The Commonwealth-State governments' Supported Accommodation Assistance Program (SAAP) assists around 16,500 clients on any given day, according to 1998-99 estimates released today by the Australian Institute of Health and Welfare (AIHW).

The Program provides support and accommodation for people who are homeless or at risk of homelessness.

In 1998-99, 54% of SAAP clients were women. Approximately 36% of all clients were between 15 and 25 years of age, while 8% of clients were aged 50 or more. In almost 50% of cases, relationship breakdown or family conflict was cited as the main reason for seeking assistance.

  • In agencies targeting young people, the main reason most frequently given was relationship or family breakdown (25%).
  • In agencies targeting single men, financial difficulty (26%) and substance abuse (18%) were most commonly given as main reasons.
  • Domestic violence was cited as the main reason for seeking assistance in 14% of cases for agencies targeting families; 19% for those targeting single women, and 72% for agencies targeting women escaping domestic violence.
  • People using agencies targeting families or targeting a range of groups most commonly gave financial difficulty or eviction as main reasons (36% combined).

In agencies for single men, accommodation services were provided in 92% of support periods, compared to 66% in agencies targeting young people. Two-thirds of support periods in agencies for women escaping domestic violence involved counselling services. Counselling services were provided in 16% of support periods in agencies for single men.

Nearly 91,000 people received support and/or accommodation under the SAAP program in 1998-99. This figure compares with 94,000 clients assisted in 1997-98, and the 83,000 clients assisted in 1996-97. These 91,000 people had about 163,000 support periods throughout the year.

Head of the SAAP National Data Collection Agency at the AIHW, Mr Justin Griffin, said that in 10% of cases clients reported having no income immediately before receiving support from SAAP agencies.

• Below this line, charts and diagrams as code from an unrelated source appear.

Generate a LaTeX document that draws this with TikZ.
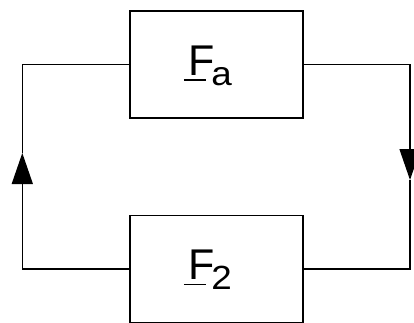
\documentclass[tikz,border=0pt]{standalone}
\usepackage{fontspec}
\setmainfont{Liberation Sans}
\usetikzlibrary{arrows.meta}
\newcommand{\vecF}[1]{\rlap{\kern-4.9pt\rule[-5.5pt]{21.7pt}{1.3pt}}F\kern-3.7pt\raisebox{-10.5pt}{\fontsize{33.5pt}{34pt}\selectfont\scalebox{1.1}[1]{#1}}}
\begin{document}
\begin{tikzpicture}[x=1pt,y=-1pt,line width=1.3pt,
  blockbox/.style={draw,minimum width=173pt,minimum height=107pt,inner sep=0pt},
  lbl/.style={anchor=base west,inner sep=0pt,font=\fontsize{43pt}{44pt}\selectfont},
  tip/.style={-{Triangle[width=21pt,length=31pt]}}]
\useasboundingbox (0,0) rectangle (414,323);
\node[blockbox] (fa) at (216.5,64.5) {};
\node[blockbox] (f2) at (216.5,269) {};
\node[lbl] (tfa) at (188.2,75.3) {\vecF{a}};
\node[lbl] (tf2) at (188.2,279.3) {\vecF{2}};
\coordinate (lt) at (22.3,64.5);
\coordinate (lb) at (22.3,269);
\coordinate (la) at (22.3,153);
\coordinate (rt) at (410,64.5);
\coordinate (rb) at (410,269);
\coordinate (ra) at (410,180);
\draw[tip] (f2.west) -- (lb) -- (la);
\draw (la) -- (lt) -- (fa.west);
\draw[tip] (fa.east) -- (rt) -- (ra);
\draw (ra) -- (rb) -- (f2.east);
\end{tikzpicture}
\end{document}
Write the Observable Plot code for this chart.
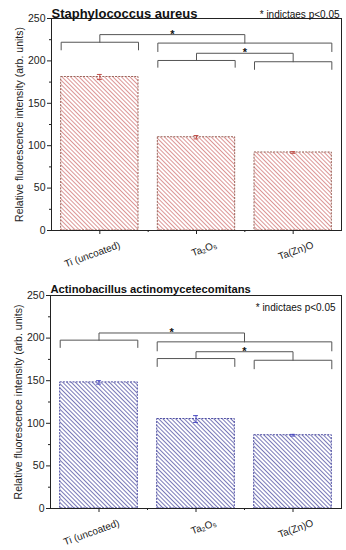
<!DOCTYPE html>
<html>
<head>
<meta charset="utf-8">
<script src="https://cdn.jsdelivr.net/npm/d3@7"></script>
<script src="https://cdn.jsdelivr.net/npm/@observablehq/plot@0.6"></script>
<style>
  body { margin: 0; background: #fff; }
  #chart svg { display: block; }
</style>
</head>
<body>
<div id="chart"></div>
<script>
// ---- data ----
const categories = ["Ti (uncoated)", "Ta₂O₅", "Ta(Zn)O"];
const yTicks = [0, 50, 100, 150, 200, 250];
const yMinorTicks = [25, 75, 125, 175, 225];

const saTitle = "Staphylococcus aureus";
const saValues = [181, 110, 92];
const saErrors = [3, 2, 1];
// significance brackets: groups of categories (first..last), bracket height, leg bottom
const saGroups = [
  {first: 0, last: 0, y: 222, leg: 213},
  {first: 1, last: 2, y: 221, leg: 211},
  {first: 1, last: 1, y: 200.5, leg: 192.5},
  {first: 2, last: 2, y: 199, leg: 190}
];
const saLinks = [
  {a: 0, b: 1, y: 231, star: 235},
  {a: 2, b: 3, y: 209, star: 213}
];

const aaTitle = "Actinobacillus actinomycetecomitans";
const aaValues = [148, 105, 86];
const aaErrors = [2, 4, 1];
const aaGroups = [
  {first: 0, last: 0, y: 197.6, leg: 189},
  {first: 1, last: 2, y: 195.6, leg: 185},
  {first: 1, last: 1, y: 176, leg: 166.7},
  {first: 2, last: 2, y: 174, leg: 164}
];
const aaLinks = [
  {a: 0, b: 1, y: 206, star: 210},
  {a: 2, b: 3, y: 184, star: 188}
];

const noteText = "* indictaes p<0.05";
const yLabel = "Relative fluorescence intensity (arb. units)";

function panel(o) {
  const inset = 0.1;
  const bars = categories.map((c, i) => ({c, i, v: o.values[i], e: o.errors[i]}));
  const groupPts = o.groups.flatMap((g, k) => [
    {k, x: g.first + inset, y: g.leg},
    {k, x: g.first + inset, y: g.y},
    {k, x: g.last + 1 - inset, y: g.y},
    {k, x: g.last + 1 - inset, y: g.leg}
  ]);
  const center = g => (g.first + g.last + 1) / 2;
  const linkPts = o.links.flatMap((l, k) => {
    const A = o.groups[l.a], B = o.groups[l.b];
    return [
      {k, x: center(A), y: A.y},
      {k, x: center(A), y: l.y},
      {k, x: center(B), y: l.y},
      {k, x: center(B), y: B.y}
    ];
  });
  const stars = o.links.map(l => ({x: (center(o.groups[l.a]) + center(o.groups[l.b])) / 2, y: l.star}));
  const capW = 0.025;

  const svg = Plot.plot({
    width: 346,
    height: 275,
    marginTop: o.marginTop,
    marginBottom: o.marginBottom,
    marginLeft: o.marginLeft,
    marginRight: 5,
    style: {fontFamily: "'Liberation Sans', Arial, sans-serif", fontSize: "10px", color: "#222", background: "#fff"},
    x: {domain: [0, 3], axis: null},
    y: {domain: [0, 250], axis: null},
    marks: [
      Plot.rectY(bars, {x1: d => d.i + inset, x2: d => d.i + 1 - inset, y: "v",
        fill: `url(#${o.id})`, stroke: o.outline, strokeDasharray: "2,1.2", strokeWidth: 1}),
      Plot.ruleX(bars, {x: d => d.i + 0.5, y1: d => d.v - d.e, y2: d => d.v + d.e, stroke: o.errColor, strokeWidth: 1}),
      Plot.ruleY(bars, {x1: d => d.i + 0.5 - capW, x2: d => d.i + 0.5 + capW, y: d => d.v + d.e, stroke: o.errColor, strokeWidth: 1}),
      Plot.ruleY(bars, {x1: d => d.i + 0.5 - capW, x2: d => d.i + 0.5 + capW, y: d => d.v - d.e, stroke: o.errColor, strokeWidth: 1}),
      Plot.line(groupPts, {x: "x", y: "y", z: "k", stroke: "#555", strokeWidth: 1}),
      Plot.line(linkPts, {x: "x", y: "y", z: "k", stroke: "#555", strokeWidth: 1}),
      Plot.text(stars, {x: "x", y: "y", text: () => "*", fontSize: 11, fontWeight: "bold", fill: "#111", dy: 3}),
      Plot.frame({stroke: "#222", strokeWidth: 1}),
      Plot.axisY(yTicks, {tickSize: 4, tickPadding: 2, label: yLabel, labelAnchor: "center", labelArrow: "none", labelOffset: 36, fontSize: 10.5}),
      Plot.axisY(yMinorTicks, {tickSize: 2, tickFormat: () => "", label: null}),
      Plot.axisX([0.5, 1.5, 2.5], {tickSize: 4, tickFormat: () => "", label: null}),
      Plot.axisX([1, 2], {tickSize: 2, tickFormat: () => "", label: null}),
      Plot.text(categories, {x: (d, i) => i + 0.5, frameAnchor: "bottom", text: d => d, rotate: -20,
        textAnchor: "end", lineAnchor: "middle", dx: 20, dy: 14, fontSize: 10, fill: "#222"}),
      Plot.text([o.title], {frameAnchor: "top-left", text: d => d, textAnchor: "start", dy: o.titleDy,
        fontWeight: "bold", fontSize: o.titleSize, fill: "#111"}),
      Plot.text([noteText], {frameAnchor: "top-right", text: d => d, textAnchor: "end", dx: o.noteDx, dy: o.noteDy,
        fontSize: 10, fill: "#111"})
    ]
  });
  const defs = d3.select(svg).insert("defs", ":first-child");
  const pat = defs.append("pattern")
    .attr("id", o.id)
    .attr("patternUnits", "userSpaceOnUse")
    .attr("width", 3)
    .attr("height", 3)
    .attr("patternTransform", "rotate(-45)");
  pat.append("line")
    .attr("x1", 1.5).attr("y1", 0).attr("x2", 1.5).attr("y2", 3)
    .attr("stroke", o.hatch).attr("stroke-width", 0.9);
  return svg;
}

const root = document.getElementById("chart");
root.appendChild(panel({
  id: "hatchRed", title: saTitle, values: saValues, errors: saErrors, groups: saGroups, links: saLinks,
  hatch: "#d88a8a", outline: "#9a6258", errColor: "#c0504a", titleSize: 13,
  marginTop: 18, marginBottom: 45, marginLeft: 51, titleDy: -10, noteDx: -2, noteDy: -8
}));
root.appendChild(panel({
  id: "hatchBlue", title: aaTitle, values: aaValues, errors: aaErrors, groups: aaGroups, links: aaLinks,
  hatch: "#6a6ab0", outline: "#4a4aa0", errColor: "#4a4ac0", titleSize: 11.2,
  marginTop: 20, marginBottom: 42, marginLeft: 50, titleDy: -10, noteDx: -6, noteDy: 8
}));
</script>
</body>
</html>
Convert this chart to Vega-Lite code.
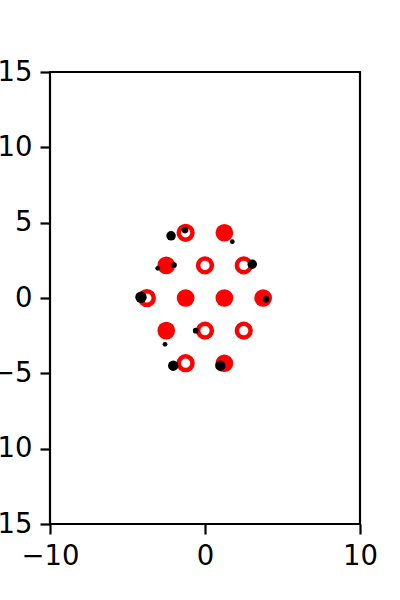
{
  "$schema": "https://vega.github.io/schema/vega-lite/v6.json",
  "width": 310,
  "height": 452,
  "autosize": {"type": "none"},
  "padding": {"left": 50, "top": 72, "right": 40, "bottom": 76},
  "background": "white",
  "config": {
    "view": {"stroke": "black", "strokeWidth": 2.2},
    "axis": {
      "domain": false,
      "grid": false,
      "ticks": true,
      "tickColor": "black",
      "tickSize": 10,
      "tickWidth": 2.2,
      "labelFont": "DejaVu Sans",
      "labelFontSize": 27.5,
      "labelColor": "black",
      "labelPadding": 8,
      "labelFlush": false,
      "labelOverlap": false,
      "title": null
    }
  },
  "data": {
    "values": [
      {"x": -1.25, "y": 4.33, "kind": "hollow"},
      {"x": 1.25, "y": 4.33, "kind": "filled"},
      {"x": -2.5, "y": 2.165, "kind": "filled"},
      {"x": 0, "y": 2.165, "kind": "hollow"},
      {"x": 2.5, "y": 2.165, "kind": "hollow"},
      {"x": -3.75, "y": 0, "kind": "hollow"},
      {"x": -1.25, "y": 0, "kind": "filled"},
      {"x": 1.25, "y": 0, "kind": "filled"},
      {"x": 3.75, "y": 0, "kind": "filled"},
      {"x": -2.5, "y": -2.165, "kind": "filled"},
      {"x": 0, "y": -2.165, "kind": "hollow"},
      {"x": 2.5, "y": -2.165, "kind": "hollow"},
      {"x": -1.25, "y": -4.33, "kind": "hollow"},
      {"x": 1.25, "y": -4.33, "kind": "filled"},
      {"x": -2.19, "y": 4.13, "kind": "particle", "mass": 10},
      {"x": -1.29, "y": 4.51, "kind": "particle", "mass": 7},
      {"x": 1.76, "y": 3.74, "kind": "particle", "mass": 5},
      {"x": -2.0, "y": 2.19, "kind": "particle", "mass": 6},
      {"x": -3.05, "y": 1.97, "kind": "particle", "mass": 5},
      {"x": 3.05, "y": 2.24, "kind": "particle", "mass": 10},
      {"x": -4.13, "y": 0.05, "kind": "particle", "mass": 12},
      {"x": 3.94, "y": -0.09, "kind": "particle", "mass": 7},
      {"x": -0.6, "y": -2.17, "kind": "particle", "mass": 6},
      {"x": -2.58, "y": -3.07, "kind": "particle", "mass": 5},
      {"x": -2.05, "y": -4.49, "kind": "particle", "mass": 11},
      {"x": 0.99, "y": -4.49, "kind": "particle", "mass": 11}
    ]
  },
  "encoding": {
    "x": {"field": "x", "type": "quantitative", "scale": {"domain": [-10, 10], "nice": false, "zero": false}, "axis": {"values": [-10, 0, 10]}},
    "y": {"field": "y", "type": "quantitative", "scale": {"domain": [-15, 15], "nice": false, "zero": false}, "axis": {"values": [-15, -10, -5, 0, 5, 10, 15]}}
  },
  "layer": [
    {
      "transform": [{"filter": "datum.kind === 'filled'"}],
      "mark": {"type": "point", "shape": "circle", "filled": true, "color": "#ff0000", "opacity": 1, "size": 314}
    },
    {
      "transform": [{"filter": "datum.kind === 'hollow'"}],
      "mark": {"type": "point", "shape": "circle", "filled": false, "color": "#ff0000", "opacity": 1, "size": 189, "strokeWidth": 4.5}
    },
    {
      "transform": [{"filter": "datum.kind === 'particle'"}],
      "mark": {"type": "point", "shape": "circle", "filled": true, "color": "#000000", "opacity": 1},
      "encoding": {
        "size": {"field": "mass", "type": "quantitative", "scale": {"type": "pow", "exponent": 2, "domain": [0, 12], "range": [0, 130]}, "legend": null}
      }
    }
  ]
}
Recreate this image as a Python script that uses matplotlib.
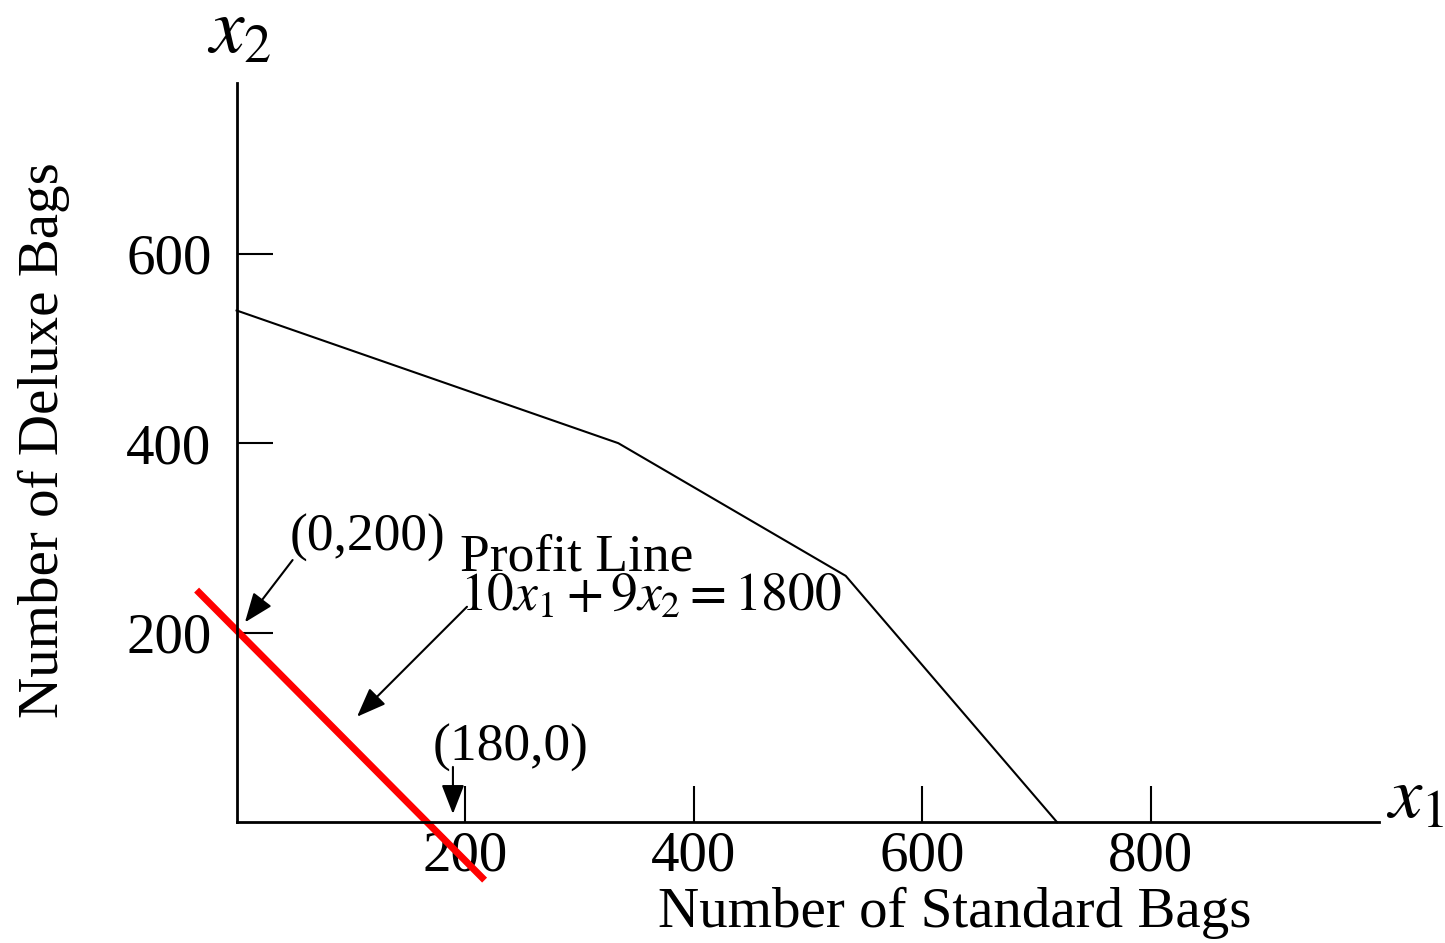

'However, this figure was much higher for young people-86% of those aged under 15 years, and 24% aged 15-19 years had no available income,' Mr Griffin said. 'In more than half of all cases (55%) clients were not in the labour force and in 36% they were unemployed and looking for work.'

In addition to accommodation and related support services, SAAP also provided one-off assistance to casual clients. In 1998-99, more than 1.3 million occasions of one-off assistance were provided by SAAP agencies to families and individuals.